On the 6th January, we said our farewells to Von’s Mum and sister, Arlene and Antoinette, sending them off with a delightful day shopping and moseying around in Lisbon before their flight back to London in the evening. Check out their cameos on the vids below. We miss them loads already and are indebted to them for filling our new place with laughter and above all magnificent memories of our first Christmas at Moses.


Arlene and Annie reflect on their first trip to Portugal…








Since they left us, the only real drama here has been that our highly independent princess of a cat, Angel, almost broke our hearts by taking herself off into the wilderness for a week, the coldest week in Portugal for 20 years with temperatures at night dropping to minus 8 and below. Thankfully Angel returned, unscathed and a little on the hungry side. Apparently, our friends tell us, January is the month that cats tend to disappear like that here in Portugal so I suspect she’ll be off on another wandering expedition shortly. Next time though, we won’t be having kittens about it.

Kids are back at school and Von and I have taken the first fortnight of January to recharge our seriously depleted end of 2008 batteries. Pottering about the house creating some resemblance of order, cooking, cleaning, tidying up the surrounding land, and as I mentioned above, picking and pruning a handful of olive trees. Nothing major. Nothing strenuous. We now feel ready to go for all that is in store for us in 2009, the year we want to build what we came to Portugal to build: our own houses at the top of the hill that we bought in September 07 with the intention of restoring them to live in for the rest of our lives. We’ve written our annual plan and budget, sat with our architect for a day to revise the drawings reflecting all the changes we’ve made in our ideas since the first plans were completed a year ago, and already have a roofing company in place to start the timber framing at the end of January. All set. Ready for action. So although we’re most thankful for the substantial soaking of the land (and us) at the moment, we’re also praying for a break in the daily deluges so we can begin to build once more.

It’s midday and Josh has just returned unexpectedly early from school.
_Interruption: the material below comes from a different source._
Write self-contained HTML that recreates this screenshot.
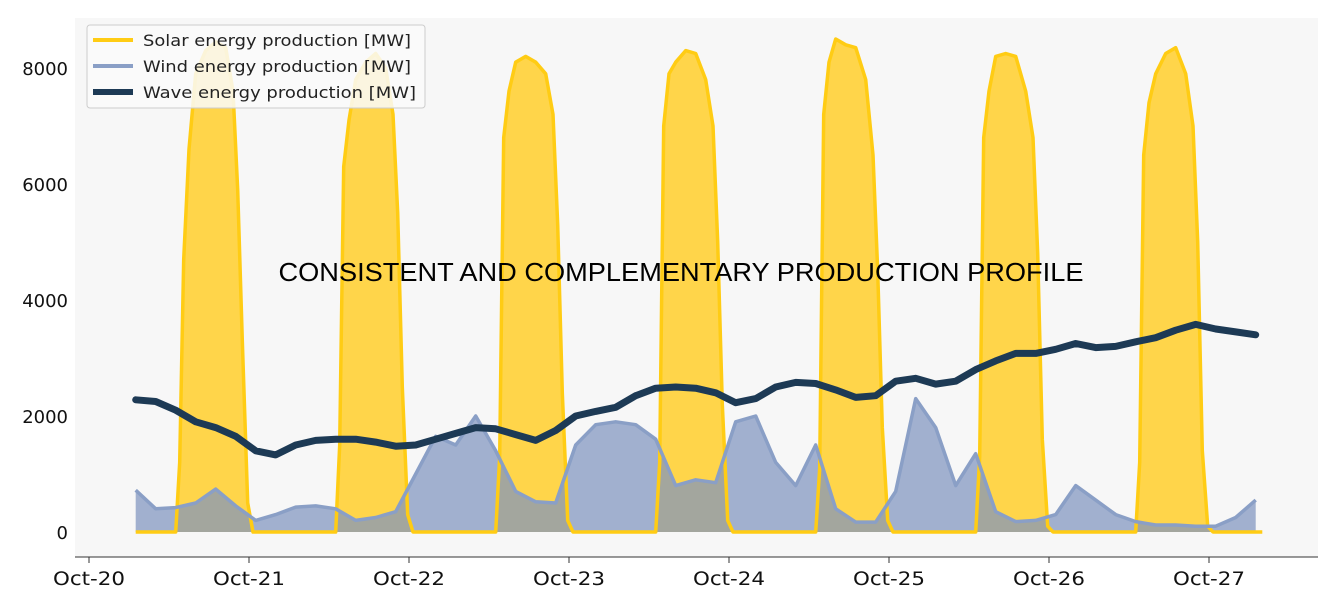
<!DOCTYPE html>
<html><head><meta charset="utf-8"><style>
html,body{margin:0;padding:0;background:#fff;}
svg{display:block;font-family:"DejaVu Sans","Liberation Sans",sans-serif;}
</style></head><body>
<svg id="chart" width="1332" height="616">
<rect x="75" y="18" width="1243" height="539" fill="#f7f7f7"/>
<g id="marks"></g>
<line x1="75" y1="557" x2="1318" y2="557" stroke="#333" stroke-width="1"/>
<g id="xticks"></g><g id="yticks"></g>
<text x="681" y="281" font-size="26" textLength="805" lengthAdjust="spacingAndGlyphs" text-anchor="middle" fill="#000" style="font-family:'Liberation Sans',sans-serif">CONSISTENT AND COMPLEMENTARY PRODUCTION PROFILE</text>
<g>
<rect x="87" y="25" width="338" height="83" rx="3" fill="#fafafa" fill-opacity="0.85" stroke="#ccc"/>
<g><line x1="93" y1="40" x2="133" y2="40" stroke="#ffcc14" stroke-width="4"/><text x="143" y="46" font-size="16" textLength="268" lengthAdjust="spacingAndGlyphs" fill="#222">Solar energy production [MW]</text></g>
<g><line x1="93" y1="66" x2="133" y2="66" stroke="#8a9fc6" stroke-width="4"/><text x="143" y="72" font-size="16" textLength="268" lengthAdjust="spacingAndGlyphs" fill="#222">Wind energy production [MW]</text></g>
<g><line x1="93" y1="92" x2="133" y2="92" stroke="#1d3a55" stroke-width="6"/><text x="143" y="98" font-size="16" textLength="273" lengthAdjust="spacingAndGlyphs" fill="#222">Wave energy production [MW]</text></g>
</g>
</svg>
<script>
const xTickLabels = ["Oct-20","Oct-21","Oct-22","Oct-23","Oct-24","Oct-25","Oct-26","Oct-27"];
const yTickValues = [0,2000,4000,6000,8000];
const seriesStartHour = 7;
const seriesStepHours = 3;
const windValues = [720,400,420,500,740,450,200,300,430,450,400,200,250,350,1000,1650,1500,2000,1400,700,520,500,1500,1850,1900,1850,1600,800,900,850,1900,2000,1200,800,1500,400,170,170,700,2300,1800,800,1350,350,180,200,300,800,550,300,180,120,120,100,100,250,550];
const waveValues = [2280,2250,2100,1900,1800,1650,1400,1330,1500,1580,1600,1600,1550,1480,1500,1600,1700,1800,1780,1680,1580,1750,2000,2080,2150,2350,2480,2500,2480,2400,2230,2300,2500,2580,2560,2450,2320,2350,2600,2650,2550,2600,2800,2950,3080,3080,3150,3250,3180,3200,3280,3350,3480,3580,3500,3450,3400];
const solarDayOffsets = [13,13.6,14.2,15,16,17.5,19,20.5,21.6,22.3,23,23.8,24.6];
const solarDay0 = [0,1200,4700,6600,7900,8300,8450,8350,7600,5900,3300,500,0];
const solarDay1 = [0,1500,6300,7100,7800,8100,8250,8000,7200,5500,2500,300,0];
const solarDay2 = [0,1300,6800,7600,8100,8200,8100,7900,7200,5300,2400,200,0];
const solarDay3 = [0,1200,7000,7900,8100,8300,8250,7800,7000,5000,2200,200,0];
const solarDay4 = [0,1100,7200,8100,8500,8400,8350,7800,6500,4500,1800,200,0];
const solarDay5 = [0,1300,6800,7600,8200,8250,8200,7600,6800,4800,1600,100,0];
const solarDay6 = [0,1200,6500,7400,7900,8250,8350,7900,7000,5000,1400,100,0];
const solarDays = [solarDay0,solarDay1,solarDay2,solarDay3,solarDay4,solarDay5,solarDay6];
const endHour = 176;

const NS="http://www.w3.org/2000/svg";
const xScale = h => 89 + h*160/24;
const yScale = v => 532 - v*116/2000;
const marks=document.getElementById('marks');
function mk(tag,attrs,parent){const e=document.createElementNS(NS,tag);for(const k in attrs)e.setAttribute(k,attrs[k]);(parent||marks).appendChild(e);return e;}

const solarPts=[[seriesStartHour,0]];
solarDays.forEach((vals,d)=>{vals.forEach((v,i)=>{solarPts.push([d*24+solarDayOffsets[i],v]);});});
solarPts.push([endHour,0]);
const windPts=windValues.map((v,i)=>[seriesStartHour+i*seriesStepHours,v]);
const wavePts=waveValues.map((v,i)=>[seriesStartHour+i*seriesStepHours,v]);
const line=pts=>pts.map((p,i)=>(i?'L':'M')+xScale(p[0]).toFixed(1)+','+yScale(p[1]).toFixed(1)).join('');
const area=pts=>line(pts)+'L'+xScale(pts[pts.length-1][0]).toFixed(1)+','+yScale(0)+'L'+xScale(pts[0][0]).toFixed(1)+','+yScale(0)+'Z';

const sa=mk('path',{d:area(solarPts),fill:'#ffd54a',stroke:'none'});


const wa=mk('path',{d:area(windPts),fill:'#7f94bf','fill-opacity':'0.72',stroke:'none'});


const sl=mk('path',{d:line(solarPts),fill:'none',stroke:'#ffcc14','stroke-width':'3.5','stroke-linejoin':'round'});


const wl=mk('path',{d:line(windPts),fill:'none',stroke:'#8a9fc6','stroke-width':'3.5','stroke-linejoin':'round'});


const vl=mk('path',{d:line(wavePts),fill:'none',stroke:'#1d3a55','stroke-width':'7','stroke-linejoin':'round','stroke-linecap':'round'});



const xt=document.getElementById('xticks');
xTickLabels.forEach((lab,i)=>{const x=xScale(i*24);
 const t=mk('line',{x1:x,y1:557,x2:x,y2:563,stroke:'#333'},xt);
 
 
 const tx=mk('text',{x:x,y:585,'font-size':'19',textLength:'72',lengthAdjust:'spacingAndGlyphs','text-anchor':'middle',fill:'#111'},xt);tx.textContent=lab;
 
 
});
const yt=document.getElementById('yticks');
yTickValues.forEach(v=>{const y=yScale(v);
 const tx=mk('text',{x:68,y:y+7,'font-size':'18','text-anchor':'end',fill:'#111'},yt);tx.textContent=v;
 
 
});
</script>
</body></html>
Another teachers’ strike he says. He’s drenched from head to toe after his walk down from the village, although behind him outside, I can see the dark rain clouds dissipating a fraction. Yep, there’s even some blue up there in the skies along the valley. Might even be able to get out this afternoon, se Deus quiser. Von’s already spotted the sun and is putting on her boots in front of me. “Right, I'm off.” she says, “It’s sunny at the top. I'm gonna move some stones. You coming?”

Right behind you dear. I'm right behind you.